Copy out the listing that follows, exact in every word, and skip the images.
= = =
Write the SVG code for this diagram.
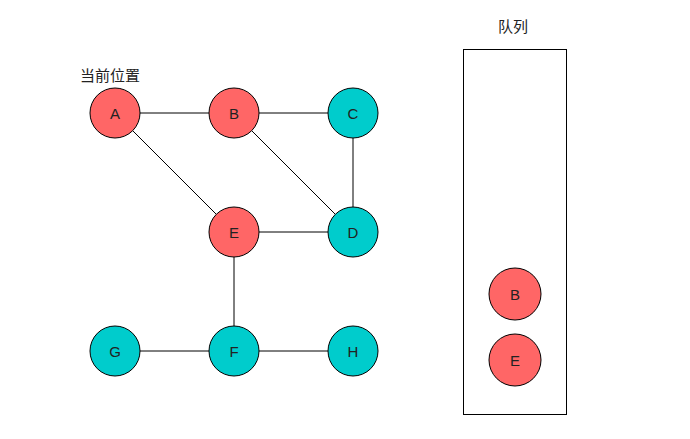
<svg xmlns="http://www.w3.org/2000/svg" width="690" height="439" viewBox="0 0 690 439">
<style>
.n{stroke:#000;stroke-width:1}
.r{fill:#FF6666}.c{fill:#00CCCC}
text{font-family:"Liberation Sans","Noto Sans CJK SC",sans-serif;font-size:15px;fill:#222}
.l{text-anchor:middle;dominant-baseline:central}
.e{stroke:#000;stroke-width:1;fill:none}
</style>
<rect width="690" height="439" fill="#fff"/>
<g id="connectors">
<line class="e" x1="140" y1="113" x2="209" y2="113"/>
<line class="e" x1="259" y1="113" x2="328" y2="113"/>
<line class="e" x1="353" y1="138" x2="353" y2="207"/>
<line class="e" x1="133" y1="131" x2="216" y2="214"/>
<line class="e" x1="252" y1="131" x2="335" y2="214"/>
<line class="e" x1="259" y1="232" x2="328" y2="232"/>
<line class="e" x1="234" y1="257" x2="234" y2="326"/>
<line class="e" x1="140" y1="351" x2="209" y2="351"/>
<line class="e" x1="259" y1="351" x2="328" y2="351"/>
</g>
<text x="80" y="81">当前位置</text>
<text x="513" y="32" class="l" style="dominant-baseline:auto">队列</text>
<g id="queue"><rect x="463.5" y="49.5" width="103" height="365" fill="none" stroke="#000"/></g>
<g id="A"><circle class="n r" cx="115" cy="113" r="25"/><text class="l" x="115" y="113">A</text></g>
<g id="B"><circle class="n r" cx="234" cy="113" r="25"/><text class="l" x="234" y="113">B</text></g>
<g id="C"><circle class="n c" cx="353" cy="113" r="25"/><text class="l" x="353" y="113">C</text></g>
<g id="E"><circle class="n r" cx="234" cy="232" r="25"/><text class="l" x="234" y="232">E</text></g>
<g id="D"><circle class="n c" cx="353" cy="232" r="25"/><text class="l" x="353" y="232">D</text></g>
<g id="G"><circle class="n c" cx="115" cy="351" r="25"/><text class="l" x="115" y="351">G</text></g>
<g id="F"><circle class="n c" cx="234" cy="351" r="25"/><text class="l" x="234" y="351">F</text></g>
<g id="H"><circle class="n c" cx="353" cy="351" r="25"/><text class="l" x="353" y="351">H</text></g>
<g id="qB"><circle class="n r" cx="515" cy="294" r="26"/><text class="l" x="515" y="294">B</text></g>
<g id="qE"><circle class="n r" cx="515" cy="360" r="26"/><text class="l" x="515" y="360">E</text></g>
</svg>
= = =
Exercise answer
Write the SVG code for this diagram.
<svg xmlns="http://www.w3.org/2000/svg" width="690" height="439" viewBox="0 0 690 439">
<style>
.n{stroke:#000;stroke-width:1}
.r{fill:#FF6666}.c{fill:#00CCCC}
text{font-family:"Liberation Sans","Noto Sans CJK SC",sans-serif;font-size:15px;fill:#222}
.l{text-anchor:middle;dominant-baseline:central}
.e{stroke:#000;stroke-width:1;fill:none}
</style>
<rect width="690" height="439" fill="#fff"/>
<g id="connectors">
<line class="e" x1="140" y1="113" x2="209" y2="113"/>
<line class="e" x1="259" y1="113" x2="328" y2="113"/>
<line class="e" x1="353" y1="138" x2="353" y2="207"/>
<line class="e" x1="133" y1="131" x2="216" y2="214"/>
<line class="e" x1="252" y1="131" x2="335" y2="214"/>
<line class="e" x1="259" y1="232" x2="328" y2="232"/>
<line class="e" x1="234" y1="257" x2="234" y2="326"/>
<line class="e" x1="140" y1="351" x2="209" y2="351"/>
<line class="e" x1="259" y1="351" x2="328" y2="351"/>
</g>
<text x="80" y="81">当前位置</text>
<text x="513" y="32" class="l" style="dominant-baseline:auto">队列</text>
<g id="queue"><rect x="463.5" y="49.5" width="103" height="365" fill="none" stroke="#000"/></g>
<g id="A"><circle class="n r" cx="115" cy="113" r="25"/><text class="l" x="115" y="113">A</text></g>
<g id="B"><circle class="n r" cx="234" cy="113" r="25"/><text class="l" x="234" y="113">B</text></g>
<g id="C"><circle class="n c" cx="353" cy="113" r="25"/><text class="l" x="353" y="113">C</text></g>
<g id="E"><circle class="n r" cx="234" cy="232" r="25"/><text class="l" x="234" y="232">E</text></g>
<g id="D"><circle class="n c" cx="353" cy="232" r="25"/><text class="l" x="353" y="232">D</text></g>
<g id="G"><circle class="n c" cx="115" cy="351" r="25"/><text class="l" x="115" y="351">G</text></g>
<g id="F"><circle class="n c" cx="234" cy="351" r="25"/><text class="l" x="234" y="351">F</text></g>
<g id="H"><circle class="n c" cx="353" cy="351" r="25"/><text class="l" x="353" y="351">H</text></g>
<g id="qB"><circle class="n r" cx="515" cy="294" r="26"/><text class="l" x="515" y="294">B</text></g>
<g id="qE"><circle class="n r" cx="515" cy="360" r="26"/><text class="l" x="515" y="360">E</text></g>
</svg>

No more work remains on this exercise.